The safest source stack mixes culture, operations, and primary docs. Commentary explains why people care; docs, traces, pricing, and project pages keep claims from turning into content sludge.
The four-source mix
A strong tokenmaxxing read should not rely on one kind of source. Pair a plain-English explainer with an enterprise critique, an agent or engineering source, and a primary technical source such as docs, pricing, project metadata, or a model catalog.
- Culture source: tells you why the term is spreading.
- Enterprise source: tests whether the metric survives ROI scrutiny.
- Technical source: grounds claims in model behavior, tracing, or cost data.
Source priority order
Use primary sources for factual claims, then use commentary to explain why the claim matters. Pricing pages, model catalogs, project repositories, research papers, and provider docs should outrank recycled news summaries when the page is making a current technical or cost claim.
- Best for facts: docs, pricing pages, research, repositories, changelogs, and model catalogs.
- Best for context: explainers, analyst quotes, podcasts, and enterprise commentary.
Follow projects, not just takes
Open-source routers, observability tools, eval frameworks, retrieval systems, token counters, and caching layers show how builders are operationalizing the problem. They reveal the real control surfaces: route selection, budgets, traces, evals, context, and retries.
- Router and gateway projects show how teams choose models.
- Observability projects show where token spend actually goes.
- Eval and retrieval projects show how to reduce waste without wrecking quality.
Read docs before dashboards
Model pricing, context windows, token accounting, and public rankings change. Use provider docs and router metadata for those facts, and label any derived run-rate estimate as an estimate rather than global usage.
- Prefer primary pricing pages and model catalogs for hard numbers.
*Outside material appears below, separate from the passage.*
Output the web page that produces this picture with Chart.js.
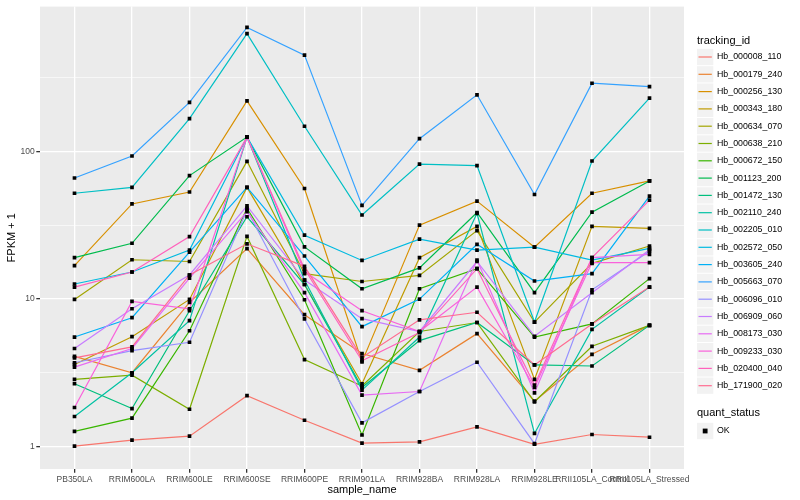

- Keep screenshots out of evergreen copy unless the source is linked and dated.
Keep a source-risk habit
The faster a term spreads, the more duplicated content it attracts. The practical move is to log the original source, the specific claim, the date checked, and whether the item is commentary, docs, research, project metadata, or a guide.
- If the source cannot support the claim, downgrade it to context.
- If the article is mostly copied, do not use it as a guide source.
What to ignore
Most thin tokenmaxxing pages repeat the same premise without adding a source, example, or operating implication. If an item cannot answer who used the tokens, what workflow changed, what the result was, or what evidence supports the claim, it should not drive an evergreen page.
- Skip pages that only summarize another article.
- Skip social screenshots unless the original source is identifiable and dated.
Frequently asked questions
What is the best source for a tokenmaxxing definition?
Use a plain-language explainer for the definition, then pair it with an enterprise or engineering source that challenges token volume as a productivity metric.
Should podcasts count as tokenmaxxing sources?
Podcasts are useful culture signals, but they should not be the source of record for pricing, model usage, benchmark, or ROI claims unless they point to primary data.
What sources are best for token cost claims?
Provider pricing pages, router model catalogs, invoices, traces, and dated metadata snapshots are stronger than news commentary for token cost claims.
Why not keep publishing every tokenmaxxing news item?
Duplicated news creates thin pages. The better SEO move is to maintain stronger evergreen guides and use news records only as supporting receipts.